Presidential debates inevitably send the Beltway a-dither. Who will win? Which aspirant will deliver the best zinger? Who will look like a lost puppy or have an ugly or obtuse moment? And who will viewers and the media find likable?

Thursday’s Republican debate is inciting extra anticipation. Not least is the Trump factor. The Donald is sure to bluster and talk trash, and some observers hope to see him crater the same way Ross Perot did when he squared off against Al Gore on Larry King. Maybe Ted Cruz will turn his fierce debate skills toward Trump. Polling at 6 percent and not much loved in the Senate, Sen. Cruz has little to lose.

Who will be in Cleveland, Ohio is another question fueling chatter. We know there will be a second amateur on stage—Ben Carson. Will he move beyond his talking points? Will he say anything that might hurt his odds at being considered for vice president? Additionally, only the 10 top-polling candidates are invited to Quicken Loans Arena to show their stuff, which may prove a deathblow to the excluded candidates. Bye-bye Lindsay Graham, George Pataki, Rick Santorum, Bobby Jindal, Carly Fiorina, Rick Perry and Jim Gilmore?

In such an overcrowded field, the candidates will be under pressure to make their voice heard. There will be plenty of the usual Pablum: repeal Obamacare, no gun control, cut taxes, protect religious freedom and so forth. With everyone hitting most of the same notes (and trying to out-shout Trump), there is a real opportunity for a candidate to distinguish himself by explaining in detail how to fix government.

This is a decidedly juicy topic for conservatives. Public trust in government is very low, according to Pew Trust polling, and John Q. Public has told Gallup pollsters that government is a bigger problem than either unemployment or the economy. This popular discontent cannot be chalked up to mere crankiness. Media stories about government gaffes are pretty regular fare. The hack of the Office of Personnel Management’s database is only the latest high-profile malfunction.

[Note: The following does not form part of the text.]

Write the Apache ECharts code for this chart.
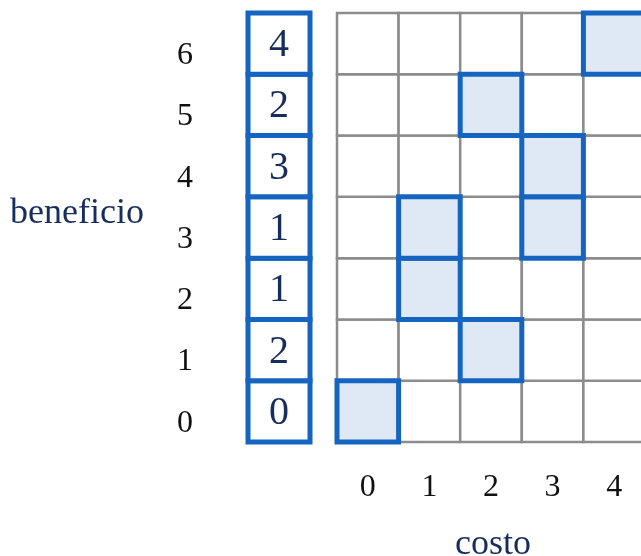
<!DOCTYPE html>
<html>
<head>
    <meta charset="utf-8" />
    <title>costo / beneficio</title>
    <script src="https://cdn.jsdelivr.net/npm/echarts@6/dist/echarts.min.js"></script>
    <style>
        html, body { margin: 0; padding: 0; background: #fff; }
        #chart { width: 641px; height: 556px; }
    </style>
</head>
<body>
    <div id="chart"></div>
</body>
</html>
<script>
    // datos
    var costos = ['0', '1', '2', '3', '4'];
    var beneficios = ['0', '1', '2', '3', '4', '5', '6'];
    // valor de la columna izquierda, por beneficio 0..6
    var conteos = [0, 2, 1, 1, 3, 2, 4];
    // celdas marcadas [costo, beneficio]
    var marcadas = [[0, 0], [2, 1], [1, 2], [1, 3], [3, 3], [3, 4], [2, 5], [4, 6]];

    var AZUL = '#1565c0';
    var RELLENO = '#dfe8f5';
    var GRIS = '#8c8c8c';
    var TINTA = '#172d5c';
    var FUENTE = '"Liberation Serif", serif';

    // todas las celdas de la rejilla
    var celdas = [];
    for (var i = 0; i < costos.length; i++) {
        for (var j = 0; j < beneficios.length; j++) {
            celdas.push([i, j]);
        }
    }
    var columna = conteos.map(function (v, j) { return [0, j, v]; });

    function celda(params, api, estilo) {
        var c = api.coord([api.value(0), api.value(1)]);
        var s = api.size([1, 1]);
        return {
            type: 'rect',
            shape: { x: c[0] - s[0] / 2, y: c[1] - s[1] / 2, width: s[0], height: s[1] },
            style: estilo
        };
    }

    var myChart = echarts.init(document.getElementById('chart'));
    var option = {
        animation: false,
        grid: [
            { left: 337, top: 13, width: 308, height: 429, outerBoundsMode: 'none' },
            { left: 248, top: 13, width: 62, height: 429, outerBoundsMode: 'none' }
        ],
        xAxis: [
            {
                gridIndex: 0, type: 'category', data: costos,
                axisLine: { show: false }, axisTick: { show: false }, splitLine: { show: false },
                axisLabel: { margin: 30, fontFamily: FUENTE, fontSize: 32, color: '#111' }
            },
            {
                gridIndex: 1, type: 'category', data: ['c'], show: false
            }
        ],
        yAxis: [
            {
                gridIndex: 0, type: 'category', data: beneficios, show: false
            },
            {
                gridIndex: 1, type: 'category', data: beneficios,
                axisLine: { show: false }, axisTick: { show: false }, splitLine: { show: false },
                axisLabel: {
                    margin: 55, fontFamily: FUENTE, fontSize: 32, color: '#111',
                    verticalAlign: 'top', lineHeight: 24
                }
            }
        ],
        graphic: [
            {
                type: 'text', left: 10, top: 196,
                style: { text: 'beneficio', font: '36px ' + FUENTE, fill: TINTA }
            },
            {
                type: 'text', left: 455, top: 527,
                style: { text: 'costo', font: '36px ' + FUENTE, fill: TINTA }
            }
        ],
        series: [
            {
                type: 'custom', xAxisIndex: 0, yAxisIndex: 0, data: celdas,
                renderItem: function (params, api) {
                    return celda(params, api, { fill: '#fff', stroke: GRIS, lineWidth: 2.5 });
                }
            },
            {
                type: 'custom', xAxisIndex: 0, yAxisIndex: 0, data: marcadas, z: 3,
                renderItem: function (params, api) {
                    return celda(params, api, { fill: RELLENO, stroke: AZUL, lineWidth: 5 });
                }
            },
            {
                type: 'custom', xAxisIndex: 1, yAxisIndex: 1, data: columna,
                renderItem: function (params, api) {
                    var r = celda(params, api, { fill: '#fff', stroke: AZUL, lineWidth: 5 });
                    return {
                        type: 'group',
                        children: [
                            r,
                            {
                                type: 'text',
                                x: r.shape.x + r.shape.width / 2,
                                y: r.shape.y + r.shape.height / 2 + 2,
                                style: {
                                    text: String(api.value(2)), font: '40px ' + FUENTE, fill: TINTA,
                                    align: 'center', verticalAlign: 'middle'
                                }
                            }
                        ]
                    };
                }
            }
        ]
    };
    myChart.setOption(option);
</script>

Government failure is real and the empirical evidence is overwhelming. Whether one consults Paul Light’s compendium of government cock-ups, Peter Schuck’s 400-page “Why Government Fails So Often,” John Dilulio’s “Bring Back the Bureaucrats” or Steven Teles’ pithy article, “Kludgeocracy in America,” the takeaway is roughly the same: the federal government has taken on too many responsibilities, some of which it is ill-suited to address.

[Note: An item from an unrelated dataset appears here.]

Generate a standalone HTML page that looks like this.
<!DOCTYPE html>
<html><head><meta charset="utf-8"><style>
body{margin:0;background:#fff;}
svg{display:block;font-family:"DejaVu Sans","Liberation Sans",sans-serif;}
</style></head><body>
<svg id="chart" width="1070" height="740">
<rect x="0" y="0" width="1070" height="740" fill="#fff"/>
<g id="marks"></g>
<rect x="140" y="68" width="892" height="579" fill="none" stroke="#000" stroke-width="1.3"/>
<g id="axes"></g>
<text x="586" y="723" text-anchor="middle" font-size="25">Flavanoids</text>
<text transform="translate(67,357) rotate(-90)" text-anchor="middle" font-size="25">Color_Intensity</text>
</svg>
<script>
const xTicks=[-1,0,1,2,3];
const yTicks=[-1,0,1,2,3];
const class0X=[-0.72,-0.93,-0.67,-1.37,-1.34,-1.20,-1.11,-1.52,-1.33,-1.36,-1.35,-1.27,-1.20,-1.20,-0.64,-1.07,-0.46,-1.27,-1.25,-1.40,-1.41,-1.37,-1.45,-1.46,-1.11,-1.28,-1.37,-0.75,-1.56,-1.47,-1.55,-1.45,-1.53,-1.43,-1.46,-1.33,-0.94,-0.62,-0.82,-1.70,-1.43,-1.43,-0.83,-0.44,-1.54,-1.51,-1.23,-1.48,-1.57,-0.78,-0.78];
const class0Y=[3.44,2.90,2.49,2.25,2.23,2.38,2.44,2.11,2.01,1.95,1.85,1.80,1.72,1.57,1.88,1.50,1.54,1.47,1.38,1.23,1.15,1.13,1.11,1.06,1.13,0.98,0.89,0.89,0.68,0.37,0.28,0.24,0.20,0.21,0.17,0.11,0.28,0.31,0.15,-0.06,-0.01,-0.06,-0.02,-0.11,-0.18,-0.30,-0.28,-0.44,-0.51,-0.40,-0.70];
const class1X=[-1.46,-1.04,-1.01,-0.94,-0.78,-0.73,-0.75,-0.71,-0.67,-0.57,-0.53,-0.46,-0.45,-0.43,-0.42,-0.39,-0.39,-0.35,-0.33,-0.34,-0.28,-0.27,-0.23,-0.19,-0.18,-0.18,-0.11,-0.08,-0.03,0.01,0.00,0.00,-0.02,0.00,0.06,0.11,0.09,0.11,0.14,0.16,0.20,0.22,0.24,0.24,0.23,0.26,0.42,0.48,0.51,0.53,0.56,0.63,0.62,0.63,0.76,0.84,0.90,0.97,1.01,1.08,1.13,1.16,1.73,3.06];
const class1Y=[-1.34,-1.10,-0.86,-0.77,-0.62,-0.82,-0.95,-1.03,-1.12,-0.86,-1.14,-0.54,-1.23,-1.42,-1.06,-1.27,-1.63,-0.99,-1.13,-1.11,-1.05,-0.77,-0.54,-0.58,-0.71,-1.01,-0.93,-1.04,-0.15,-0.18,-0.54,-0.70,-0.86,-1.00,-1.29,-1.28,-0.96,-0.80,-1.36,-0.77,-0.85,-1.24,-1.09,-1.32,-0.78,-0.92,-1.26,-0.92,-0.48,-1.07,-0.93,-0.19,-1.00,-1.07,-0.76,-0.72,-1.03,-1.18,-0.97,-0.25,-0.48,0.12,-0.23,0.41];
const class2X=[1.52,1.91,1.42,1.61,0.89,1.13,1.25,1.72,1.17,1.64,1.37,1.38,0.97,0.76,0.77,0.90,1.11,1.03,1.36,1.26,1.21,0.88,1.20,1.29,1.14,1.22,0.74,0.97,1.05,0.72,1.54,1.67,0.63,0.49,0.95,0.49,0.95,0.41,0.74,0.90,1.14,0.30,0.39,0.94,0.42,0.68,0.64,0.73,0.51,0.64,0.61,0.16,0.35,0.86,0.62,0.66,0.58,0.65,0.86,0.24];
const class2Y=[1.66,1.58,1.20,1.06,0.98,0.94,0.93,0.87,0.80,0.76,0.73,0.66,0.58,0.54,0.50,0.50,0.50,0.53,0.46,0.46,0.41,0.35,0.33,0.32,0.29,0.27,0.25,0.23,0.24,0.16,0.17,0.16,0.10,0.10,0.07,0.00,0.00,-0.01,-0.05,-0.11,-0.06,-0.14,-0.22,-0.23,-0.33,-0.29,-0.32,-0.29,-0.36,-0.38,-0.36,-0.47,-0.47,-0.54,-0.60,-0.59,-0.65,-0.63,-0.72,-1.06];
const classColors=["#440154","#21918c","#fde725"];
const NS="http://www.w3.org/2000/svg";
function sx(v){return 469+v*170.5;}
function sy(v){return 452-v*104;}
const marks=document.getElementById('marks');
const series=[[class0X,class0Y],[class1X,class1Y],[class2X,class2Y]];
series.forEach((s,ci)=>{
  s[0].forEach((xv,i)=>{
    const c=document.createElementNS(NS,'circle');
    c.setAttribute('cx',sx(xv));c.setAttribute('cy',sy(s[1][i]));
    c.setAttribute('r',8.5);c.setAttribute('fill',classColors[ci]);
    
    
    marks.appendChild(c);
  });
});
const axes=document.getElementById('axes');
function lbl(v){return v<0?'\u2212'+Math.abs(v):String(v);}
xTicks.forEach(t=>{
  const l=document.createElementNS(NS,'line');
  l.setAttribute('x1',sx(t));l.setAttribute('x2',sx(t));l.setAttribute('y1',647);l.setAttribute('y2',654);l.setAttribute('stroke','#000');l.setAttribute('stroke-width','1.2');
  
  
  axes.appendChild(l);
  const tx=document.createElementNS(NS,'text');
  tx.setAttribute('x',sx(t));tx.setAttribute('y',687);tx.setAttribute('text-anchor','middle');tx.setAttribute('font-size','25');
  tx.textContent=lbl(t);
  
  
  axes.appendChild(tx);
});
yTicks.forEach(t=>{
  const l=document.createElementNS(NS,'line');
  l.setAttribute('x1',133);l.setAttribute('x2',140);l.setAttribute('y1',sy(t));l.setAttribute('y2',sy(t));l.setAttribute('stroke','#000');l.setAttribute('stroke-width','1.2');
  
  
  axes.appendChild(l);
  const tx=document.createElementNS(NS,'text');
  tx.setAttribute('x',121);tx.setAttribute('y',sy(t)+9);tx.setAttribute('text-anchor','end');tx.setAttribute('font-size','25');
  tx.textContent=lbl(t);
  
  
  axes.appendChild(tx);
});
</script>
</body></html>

Additionally, the layering of policies and rules atop agencies have left them mission-torn and triaging their various responsibilities. Policies have become grotesquely complex and often are administered through baroque webs of state, local and private-sector proxies that would make Rube Goldberg chortle. As the National Commission on Public Service put it more than a decade ago:

There are too many decision-makers, too much central clearance, too many bases to touch, and too many overseers with conflicting agendas… accountability is hard to discern and harder still to enforce.

Conservative complaints about big, pernicious government are age-old. To stand out in Thursday’s debate, a candidate will need to do more than denounce big government and bash bureaucrats. He will need to demonstrate that he has a grasp of the $3.4 trillion, complex beast that is the government. He also ought to give clear evidence that he has considered which things the federal government can do well, which activities it can do better and which policy areas it should exit. And, critically, he must demonstrate that he has the temperament to work with Congress, whose laws are the source for much of what ails the government.